さて、4作挙げた中でほとんど言及していないカオスチャイルド。本作は美少女ゲームであり、萌え的な要素を多分に含んだゲームだ。そしてこれまで書いてきた個々のエピソードと全体の調和という点においては決してブラッドボーンに劣るものではないだろう。しかしここでブラッドボーンにGoTYの座を譲るのは、何もこのジャンルの趣味性ゆえではない。やはりノベルゲームはこうした全体の調和を非常に取りやすい構造であるからだ。本や映画に近く、作者の想定どおりにプレイをデザインできる。この点においてゲーム的な行為の選択を与えてくれるブラッドボーンに大賞の座を与えたいと考える。なお、カオスチャイルドについてはこちらの記事で大いに語ったので、プレイされた方は是非読んでいただければと思う。今年最も応援したゲームである。*4

 

わたしにとって新しいゲームをプレイする意味は、何か新しいもの、これまでと違うものを見るためであるという部分が大きい。もちろんそうでない人も多いだろう。また何をもって「新しい」というのかも人によって異なるだろう。いずれにしろ、来年も筆者にとって何か「新しさ」に出会える年であることを願いたい。

 

 

*1:FO4のクラフト要素はストーリーテリングの手法として非常に面白いと思っている。この拠点クラフトによって、プレイヤーは単に拠点を作る快感を得るのではなく、物語の一部に参加する楽しさを得る。ただ荒削りだ。

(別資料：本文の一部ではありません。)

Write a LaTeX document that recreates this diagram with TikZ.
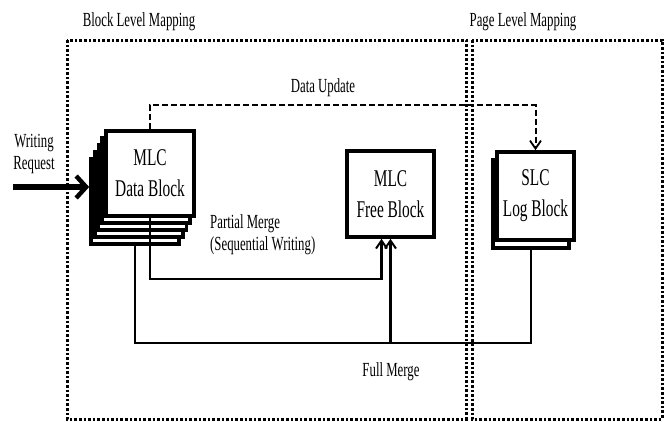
\documentclass[tikz,border=0pt]{standalone}
\usepackage{fontspec}
\setmainfont{Liberation Serif}[FakeStretch=0.64]
\usetikzlibrary{arrows.meta}
\usetikzlibrary{calc}

\tikzset{
  blockbox/.style={draw, fill=white, line width=3.6pt, minimum width=88pt,
    minimum height=85pt, align=center, inner sep=0pt,
    font=\fontsize{24}{31}\selectfont},
  maplabel/.style={font=\fontsize{20}{22}\selectfont, align=center, inner sep=0pt},
  mapregion/.style={line width=3pt, dash pattern=on 2.6pt off 2pt},
  flow/.style={line width=2.3pt},
  flowtip/.style={-{Straight Barb[length=8pt,width=11pt,line width=2pt]}},
  updatepath/.style={line width=2pt, dash pattern=on 6pt off 3pt,
    -{Straight Barb[length=8pt,width=11pt,line width=1.8pt]}},
  writearrow/.style={line width=6pt,
    -{Straight Barb[length=10pt,width=22pt,line width=4.5pt]}},
}

\begin{document}
\begin{tikzpicture}[x=1pt,y=-1pt]
    \useasboundingbox (0,0) rectangle (665,421);
    % mapping regions
    \draw[mapregion] (67,40) rectangle (466,419);
    \draw[mapregion] (472,40) rectangle (662,419);
    \node[maplabel] (blocklab) at (139,22) {Block Level Mapping};
    \node[maplabel] (pagelab) at (523,22) {Page Level Mapping};

    % stacked data blocks, back to front
    \foreach \i in {4,...,1}
      \node[blockbox] (data\i) at ($(150,173.5)+(-3.75*\i,7*\i)$) {};
    \node[blockbox] (data0) at (150,173.5) {MLC\\Data Block};

    \node[blockbox, minimum width=87pt, minimum height=86pt] (free) at (390.5,194) {MLC\\Free Block};

    \node[blockbox, minimum width=76pt, minimum height=88pt] (slcback) at (531,204) {};
    \node[blockbox, minimum width=77pt, minimum height=88pt] (slc) at (535.5,196) {SLC\\Log Block};

    % writing request
    \node[maplabel] (writelab) at (34,154) {Writing\\Request};
    \coordinate (wr) at (13,187);
    \draw[writearrow] (wr) -- (wr -| data4.west);

    % data update
    \draw[updatepath] (data0.north) -- ++(0,-24) -| (slc.north);
    \node[maplabel] (updlab) at (323,88) {Data Update};

    % partial merge
    \coordinate (pmtip) at ($(free.south)+(-9,0)$);
    \draw[flow,flowtip] (data0.south) -- ++(0,61) -| (pmtip);
    \node[maplabel, align=left, anchor=west] (pmlab) at (210,235) {Partial Merge\\(Sequential Writing)};

    % full merge
    \coordinate (fmrow) at (0,343);
    \draw[flow] (data4.south) |- (fmrow -| slcback.south) -- (slcback.south);
    \draw[flow,flowtip] (fmrow -| free.south) -- (free.south);
    \node[maplabel] (fmlab) at (391,372) {Full Merge};
\end{tikzpicture}
\end{document}
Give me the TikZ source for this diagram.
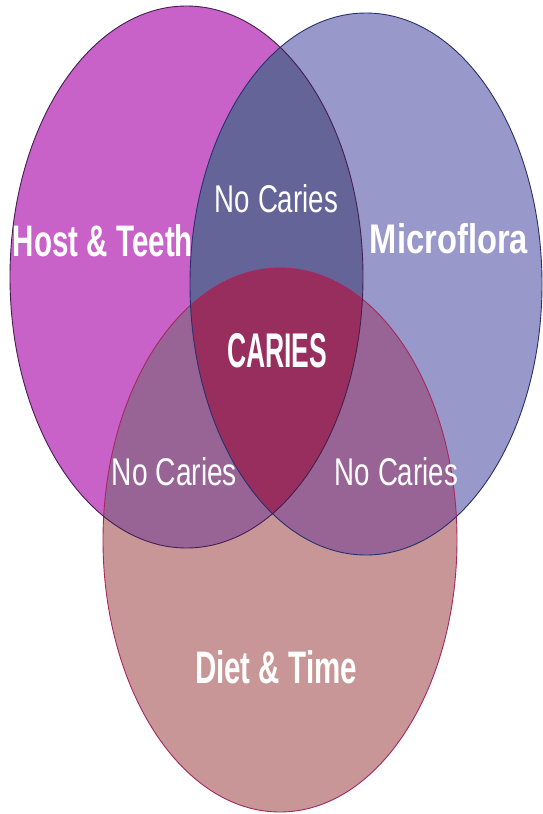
\documentclass[tikz,border=0pt]{standalone}
\usepackage{fontspec}
\setmainfont{Liberation Sans}
\usepackage{graphicx}
\definecolor{cL}{RGB}{200,98,200}
\definecolor{cR}{RGB}{152,152,202}
\definecolor{cB}{RGB}{200,150,150}
\definecolor{cLR}{RGB}{100,100,152}
\definecolor{cLB}{RGB}{152,100,150}
\definecolor{cRB}{RGB}{152,100,150}
\definecolor{cLRB}{RGB}{152,46,94}
\definecolor{oL}{RGB}{70,30,80}
\definecolor{oR}{RGB}{40,50,110}
\definecolor{oB}{RGB}{165,40,95}
\tikzset{
  lab/.style={text=white, inner sep=0pt, anchor=base},
  rim/.style={line width=0.9pt}
}
\newcommand{\ellL}{(186.5,277) ellipse [x radius=176.5, y radius=271]}
\newcommand{\ellR}{(366,284) ellipse [x radius=176, y radius=271]}
\newcommand{\ellB}{(280,540) ellipse [x radius=177, y radius=272]}
\begin{document}
\begin{tikzpicture}[x=1pt,y=-1pt]
\useasboundingbox[fill=white] (0,0) rectangle (543,814);
% single regions
\fill[cL] \ellL;
\fill[cR] \ellR;
\fill[cB] \ellB;
% pairwise
\begin{scope}\clip \ellL; \fill[cLR] \ellR; \end{scope}
\begin{scope}\clip \ellL; \fill[cLB] \ellB; \end{scope}
\begin{scope}\clip \ellR; \fill[cRB] \ellB; \end{scope}
% triple
\begin{scope}\clip \ellL; \clip \ellR; \fill[cLRB] \ellB; \end{scope}
% outlines
\draw[rim, oB] \ellB;
\draw[rim, oR] \ellR;
\draw[rim, oL] \ellL;
% labels
\node[lab] (nctop) at (276.5,212.7) {\resizebox{123pt}{28pt}{No Caries}};
\node[lab] (host) at (103,256.7) {\resizebox{180pt}{32pt}{\bfseries Host \& Teeth}};
\node[lab] (micro) at (449,253) {\resizebox{158pt}{30pt}{\bfseries Microflora}};
\node[lab] (caries) at (277,367) {\resizebox{100pt}{34pt}{\bfseries CARIES}};
\node[lab] (ncleft) at (174.5,485) {\resizebox{125pt}{28pt}{No Caries}};
\node[lab] (ncright) at (396.5,485) {\resizebox{123pt}{28pt}{No Caries}};
\node[lab] (diet) at (276,683) {\resizebox{162pt}{33pt}{\bfseries Diet \& Time}};
\end{tikzpicture}
\end{document}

*2:ダークソウルやデモンズソウルにもこうしたおあずけ的な仕掛けはあった。しかしブラッドボーンでは以下の2点によりその方向性・デザインの意図が明確ではないかと思っている。1つは、クトゥルフ神話という既存のモチーフへの明確な参照。これは何かある、と思わせることに一役買っている。完全オリジナルな世界だけではなく、広がりを感じさせる。2つ目はオープンワールドへの拘りのなさ。ダークソウルでこだわった1つの世界というモチーフは、デモンズソウル的な拠点システムへと回帰している。広くて大きな世界(物量的価値)からの決別を意味するのではないか。

*3:トロフィーの解除率を見ると、ラスボスと戦わないで、この悪夢から抜け出るというルートが最も解除率が低い。このことは非常に象徴的だ

*4:実際は昨年、XBOX ONEでリリースされたのだが、筆者は今年になってようやくプレイした。